La forte affluence au séminaire de Signet à Mumbai a montré que les grossistes et fournisseurs indiens concernés sont bien conscients de l’impact qu’auront ces nouvelles lois sur leurs entreprises et qu’ils sont prêts à apprendre et à s’adapter en conséquence.

IDMA, le WFDB et d’autres, préoccupés de l’impact sur le commerce des diamants, sous-estiment leurs membres. Eux aussi s’adapteront car cela est nécessaire.

Comme l’a déclaré Martin Rapaport, président du groupe Rapaport : « L’industrie du diamant est sur la pente glissante de la légitimité. Les fournisseurs doivent prendre des engagements écrits quant à la source de leurs marchandises et, s’ils ne sont pas disposés à le faire, allez voir ailleurs. Un fournisseur qui n’est pas disposé à garantir la légitimité des produits qu’il vend doit être chassé de l’industrie. »

Les réclamations de l’IDMA et du WFDB, précisant qu’ils n’ont pas été consultés pour l’élaboration du protocole, sont également infondées. Il s’agit d’une initiative américaine car il faut protéger les joailliers américains de toute possibilité réelle que leurs fournisseurs les amènent à enfreindre la loi. Ils ne peuvent tout simplement pas se fier au KP, ni attendre que toutes les réformes proposées par le KP apportent cette garantie.

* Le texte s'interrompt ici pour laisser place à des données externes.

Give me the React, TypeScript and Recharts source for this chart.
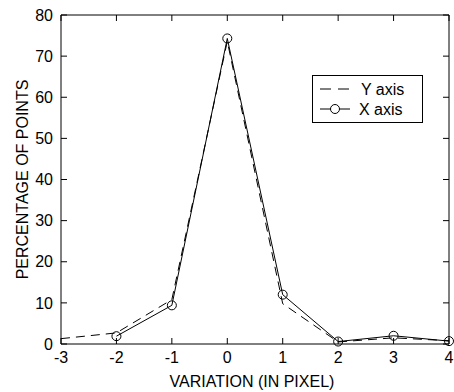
import { Label, Legend, Line, LineChart, XAxis, YAxis } from 'recharts';

const FONT = '"Liberation Sans", Arial, Helvetica, sans-serif';

const variation = [-3, -2, -1, 0, 1, 2, 3, 4];
const yAxisPct = [1.3, 2.7, 10.8, 73.6, 9.8, 0.5, 1.5, 0.8];
const xAxisPct = [null, 1.9, 9.4, 74.3, 12.0, 0.6, 2.0, 0.7];
const xTicks = [-3, -2, -1, 0, 1, 2, 3, 4];
const yTicks = [0, 10, 20, 30, 40, 50, 60, 70, 80];

const data = variation.map((v, i) => ({ v, yAxis: yAxisPct[i], xAxis: xAxisPct[i] }));

const tickStyle = { fill: '#000', fontSize: 16, fontFamily: FONT };

function LegendBox() {
  return (
    <svg width={112} height={48} style={{ display: 'block' }}>
      <rect x={0.5} y={0.5} width={110} height={47} fill="#fff" stroke="#000" strokeWidth={1} />
      <line x1={8} y1={14} x2={38} y2={14} stroke="#000" strokeDasharray="11 7" />
      <text x={49} y={20} fontSize={16} fontFamily={FONT} fill="#000">Y axis</text>
      <line x1={8} y1={34} x2={38} y2={34} stroke="#000" />
      <circle cx={23} cy={34} r={4.5} fill="#fff" stroke="#000" />
      <text x={47} y={40} fontSize={16} fontFamily={FONT} fill="#000">X axis</text>
    </svg>
  );
}

export default function App() {
  return (
    <div style={{ position: 'absolute', left: 0, top: 0, width: 454, height: 392, background: '#fff' }}>
      <LineChart width={454} height={392} data={data} margin={{ top: 14, right: 4, bottom: 0, left: 0 }}>
        <XAxis
          dataKey="v"
          type="number"
          domain={[-3, 4]}
          ticks={xTicks}
          height={48}
          axisLine={{ stroke: '#000' }}
          tickLine={{ stroke: '#000' }}
          tickSize={-6}
          tickMargin={14}
          tick={tickStyle}
          interval={0}
        >
          <Label
            content={({ viewBox }: any) => (
              <text
                x={viewBox.x + viewBox.width / 2 - 3}
                y={viewBox.y + 43}
                textAnchor="middle"
                fontSize={16}
                fontFamily={FONT}
                fill="#000"
              >
                VARIATION (IN PIXEL)
              </text>
            )}
          />
        </XAxis>
        <XAxis
          xAxisId="top"
          dataKey="v"
          orientation="top"
          type="number"
          domain={[-3, 4]}
          ticks={xTicks}
          height={1}
          axisLine={{ stroke: '#000' }}
          tickLine={{ stroke: '#000' }}
          tickSize={-6}
          tick={() => <g />}
          interval={0}
        />
        <YAxis
          type="number"
          domain={[0, 80]}
          ticks={yTicks}
          width={61}
          axisLine={{ stroke: '#000' }}
          tickLine={{ stroke: '#000' }}
          tickSize={-6}
          tickMargin={14}
          tick={tickStyle}
          interval={0}
        >
          <Label
            content={({ viewBox }: any) => (
              <text
                x={22}
                y={viewBox.y + viewBox.height / 2}
                transform={`rotate(-90, 22, ${viewBox.y + viewBox.height / 2})`}
                textAnchor="middle"
                dominantBaseline="central"
                fontSize={16}
                fontFamily={FONT}
                fill="#000"
              >
                PERCENTAGE OF POINTS
              </text>
            )}
          />
        </YAxis>
        <YAxis
          yAxisId="right"
          orientation="right"
          type="number"
          domain={[0, 80]}
          ticks={yTicks}
          width={1}
          axisLine={{ stroke: '#000' }}
          tickLine={{ stroke: '#000' }}
          tickSize={-6}
          tick={() => <g />}
          interval={0}
        />
        <Legend
          layout="horizontal"
          verticalAlign="middle"
          align="center"
          content={() => <LegendBox />}
          wrapperStyle={{ position: 'absolute', left: 312, top: 75, width: 112, height: 48 }}
        />
        <Line
          dataKey="yAxis"
          stroke="#000"
          strokeWidth={1}
          strokeDasharray="9 6"
          dot={false}
          isAnimationActive={false}
        />
        <Line
          dataKey="xAxis"
          stroke="#000"
          strokeWidth={1}
          dot={{ r: 4.5, fill: 'none', stroke: '#000', strokeWidth: 1 }}
          isAnimationActive={false}
        />
        <Line
          xAxisId="top"
          yAxisId="right"
          dataKey="xAxis"
          stroke="none"
          dot={false}
          legendType="none"
          isAnimationActive={false}
        />
      </LineChart>
    </div>
  );
}
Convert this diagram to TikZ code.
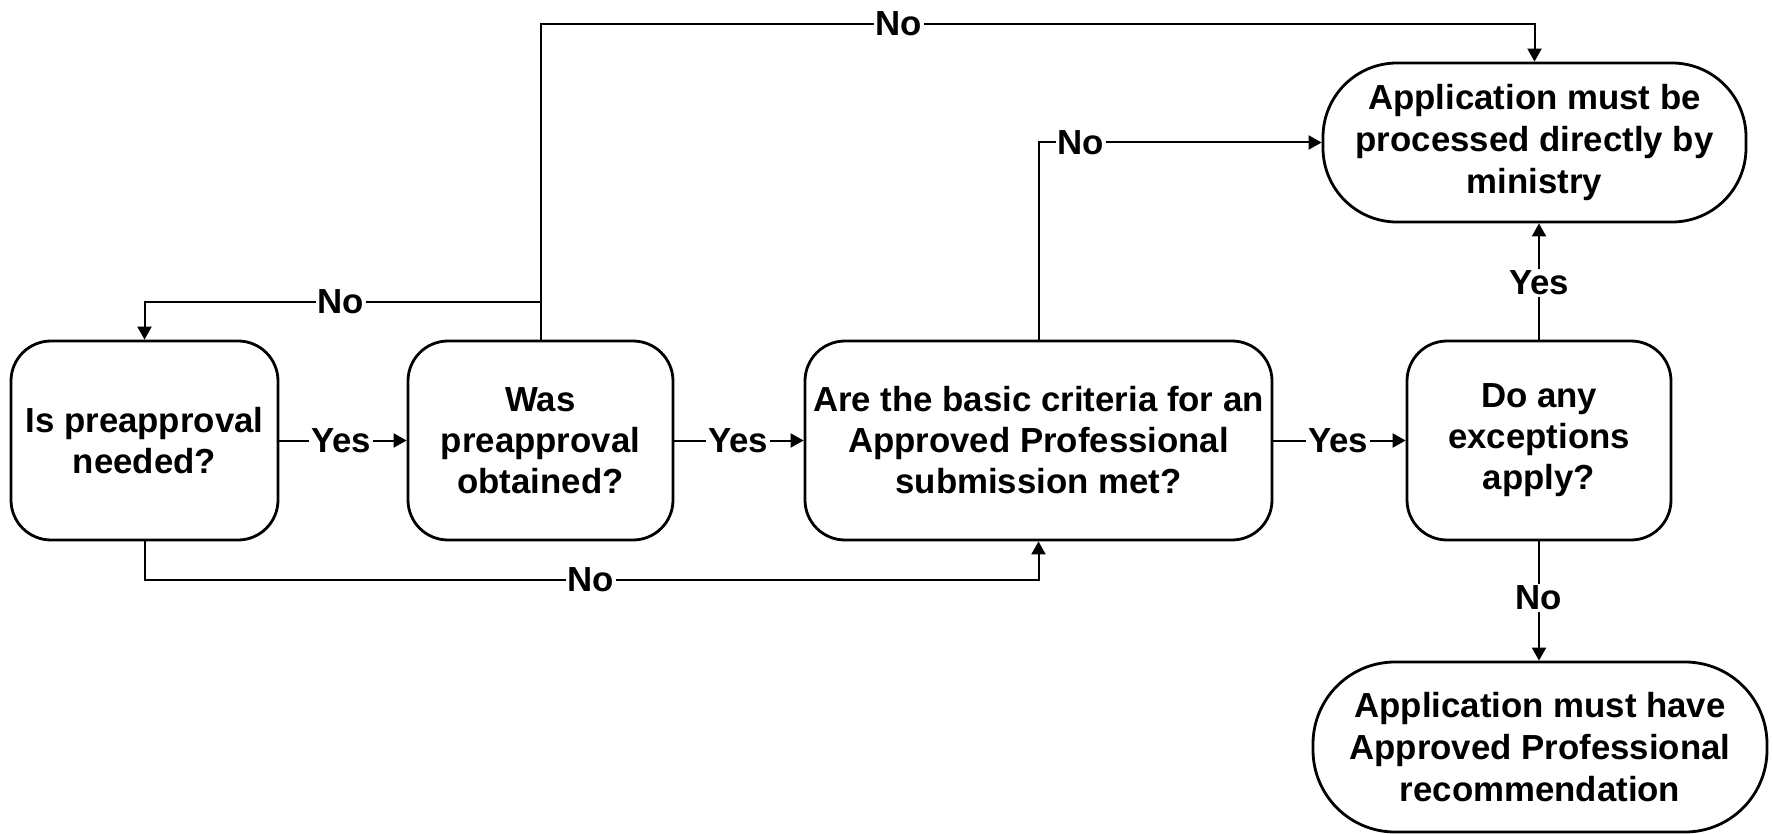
\documentclass[tikz,border=0pt]{standalone}
\usepackage{fontspec}
\setmainfont{Liberation Sans}
\usetikzlibrary{arrows.meta}
\tikzset{
  qbox/.style={draw, line width=1.4pt, rounded corners=20pt, inner sep=0pt,
    minimum height=99.5pt, align=center, font=\fontsize{17.4}{20.5}\selectfont\bfseries},
  term/.style={draw, line width=1.4pt, inner sep=0pt, align=center,
    font=\fontsize{17.4}{21}\selectfont\bfseries},
  conn/.style={line width=1pt},
  arr/.style={conn, -{Triangle[length=6.5pt,width=7pt]}},
  lbl/.style={fill=white, inner sep=1pt, font=\fontsize{17.4}{20}\selectfont\bfseries}
}
\begin{document}
\begin{tikzpicture}[x=0.5pt,y=-0.5pt]
\useasboundingbox (0,0) rectangle (1773,834);
% decision boxes
\node[qbox, minimum width=133.5pt] (q1) at (144.5,440.5) {Is preapproval\\needed?};
\node[qbox, minimum width=132.5pt] (q2) at (540.5,440.5) {Was\\preapproval\\obtained?};
\node[qbox, minimum width=233.5pt] (q3) at (1038.5,440.5) {Are the basic criteria for an\\Approved Professional\\submission met?};
\node[qbox, minimum width=132pt] (q4) at (1539,440.5) {Do any\\exceptions\\apply?};
% terminals
\node[term, rounded corners=37pt, minimum width=211.5pt, minimum height=79.5pt] (t1) at (1534.5,142.5) {Application must be\\processed directly by\\ministry};
\node[term, rounded corners=41pt, minimum width=227pt, minimum height=85pt] (t2) at (1540,747) {Application must have\\Approved Professional\\recommendation};
% junction coordinates
\coordinate (jtop) at (540.5,24);
\coordinate (jmid) at (540.5,302);
\coordinate (jbot) at (144.5,580);
% connectors
\draw[arr] (q1.east) -- (q2.west);
\draw[arr] (q2.east) -- (q3.west);
\draw[arr] (q3.east) -- (q4.west);
\draw[arr] (q2.north) -- (jtop) -| (t1.north);
\draw[arr] (jmid) -| (q1.north);
\draw[arr] (q1.south) -- (jbot) -| (q3.south);
\draw[arr] (q3.north) |- (t1.west);
\draw[arr] (q4.north) -- (q4.north |- t1.south);
\draw[arr] (q4.south) -- (q4.south |- t2.north);
% labels
\node[lbl] (l1) at (341,440.5) {Yes};
\node[lbl] (l2) at (738,440.5) {Yes};
\node[lbl] (l3) at (1338,440.5) {Yes};
\node[lbl] (l4) at (899,24) {No};
\node[lbl] (l5) at (341,302) {No};
\node[lbl] (l6) at (591,580) {No};
\node[lbl] (l7) at (1081,142.5) {No};
\node[lbl] (l8) at (1539,283) {Yes};
\node[lbl] (l9) at (1539,598) {No};
\end{tikzpicture}
\end{document}
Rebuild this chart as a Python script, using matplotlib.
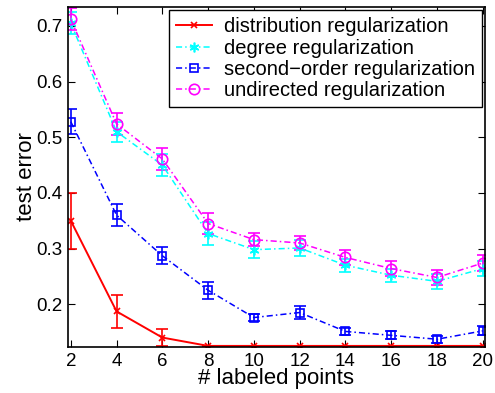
import matplotlib
matplotlib.use('Agg')
import matplotlib.pyplot as plt
import numpy as np

plt.rcParams['font.family'] = ['Liberation Sans', 'DejaVu Sans']

x = [2, 4, 6, 8, 10, 12, 14, 16, 18, 20]

dist = [0.350, 0.187, 0.140, 0.125, 0.125, 0.125, 0.125, 0.125, 0.125, 0.125]
dist_err = [0.050, 0.029, 0.015, 0.0, 0.0, 0.0, 0.0, 0.0, 0.0, 0.0]

degree = [0.705, 0.510, 0.450, 0.327, 0.298, 0.301, 0.270, 0.252, 0.241, 0.264]
degree_err = [0.020, 0.018, 0.020, 0.020, 0.015, 0.015, 0.012, 0.012, 0.013, 0.013]

second = [0.528, 0.360, 0.287, 0.225, 0.176, 0.185, 0.151, 0.144, 0.137, 0.152]
second_err = [0.022, 0.020, 0.015, 0.015, 0.006, 0.012, 0.007, 0.007, 0.006, 0.008]

undirected = [0.712, 0.524, 0.461, 0.345, 0.316, 0.310, 0.284, 0.264, 0.248, 0.274]
undirected_err = [0.020, 0.020, 0.020, 0.018, 0.012, 0.012, 0.014, 0.014, 0.013, 0.014]

labels = ['distribution regularization', 'degree regularization',
          'second\u2212order regularization', 'undirected regularization']

fig = plt.figure(figsize=(4.95, 3.93), dpi=100)
ax = fig.add_axes([0.137, 0.117, 0.843, 0.865])

dashdot = (0, (4, 2, 1, 2))
c1 = ax.errorbar(x, dist, yerr=dist_err, color='red', ls='-', marker='x', ms=5,
                 mew=1.2, capsize=4, lw=1.4, elinewidth=1.2)
c2 = ax.errorbar(x, degree, yerr=degree_err, color='cyan', ls=dashdot, marker=(6, 2, 0),
                 ms=7, mew=1.2, capsize=4, lw=1.1, elinewidth=1.2)
c3 = ax.errorbar(x, second, yerr=second_err, color='blue', ls=dashdot, marker='s', ms=6,
                 mfc='none', mew=1.2, capsize=4, lw=1.1, elinewidth=1.2)
c4 = ax.errorbar(x, undirected, yerr=undirected_err, color='magenta', ls=dashdot,
                 marker='o', ms=7.5, mfc='none', mew=1.2, capsize=4, lw=1.1,
                 elinewidth=1.2)

ax.set_xlim(1.87, 20.1)
ax.set_ylim(0.123, 0.734)
ax.set_xticks(x)
ax.set_yticks([0.2, 0.3, 0.4, 0.5, 0.6, 0.7])
ax.set_yticklabels(['0.2', '0.3', '0.4', '0.5', '0.6', '0.7'])
ax.tick_params(direction='in', top=True, right=True, labelsize=13.5, length=5, pad=4)
ax.set_xlabel('# labeled points', fontsize=16, labelpad=-1)
ax.set_ylabel('test error', fontsize=16, labelpad=-1)
for s in ax.spines.values():
    s.set_linewidth(1.2)

leg = ax.legend([c1[0], c2[0], c3[0], c4[0]], labels, loc='upper right',
                fontsize=14.5, fancybox=False, framealpha=1, edgecolor='black',
                borderpad=0.35, labelspacing=0.12, handlelength=1.8,
                handletextpad=0.6, borderaxespad=0.15)
leg.get_frame().set_linewidth(1.0)

fig.savefig('out.png', dpi=100)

Cela n’a rien à voir avec la défense d’un secteur de l’industrie prioritairement à un autre. Au contraire, le protocole est nécessaire pour maintenir l’intégrité du produit diamant et assurer la confiance des consommateurs dans le plus grand marché des bijoux en diamants. Les garanties exigées de leurs fournisseurs par les joailliers et fabricants américains étaient inévitables et les groupes commerciaux américains qui ont introduit le protocole doivent être applaudis pour leurs efforts.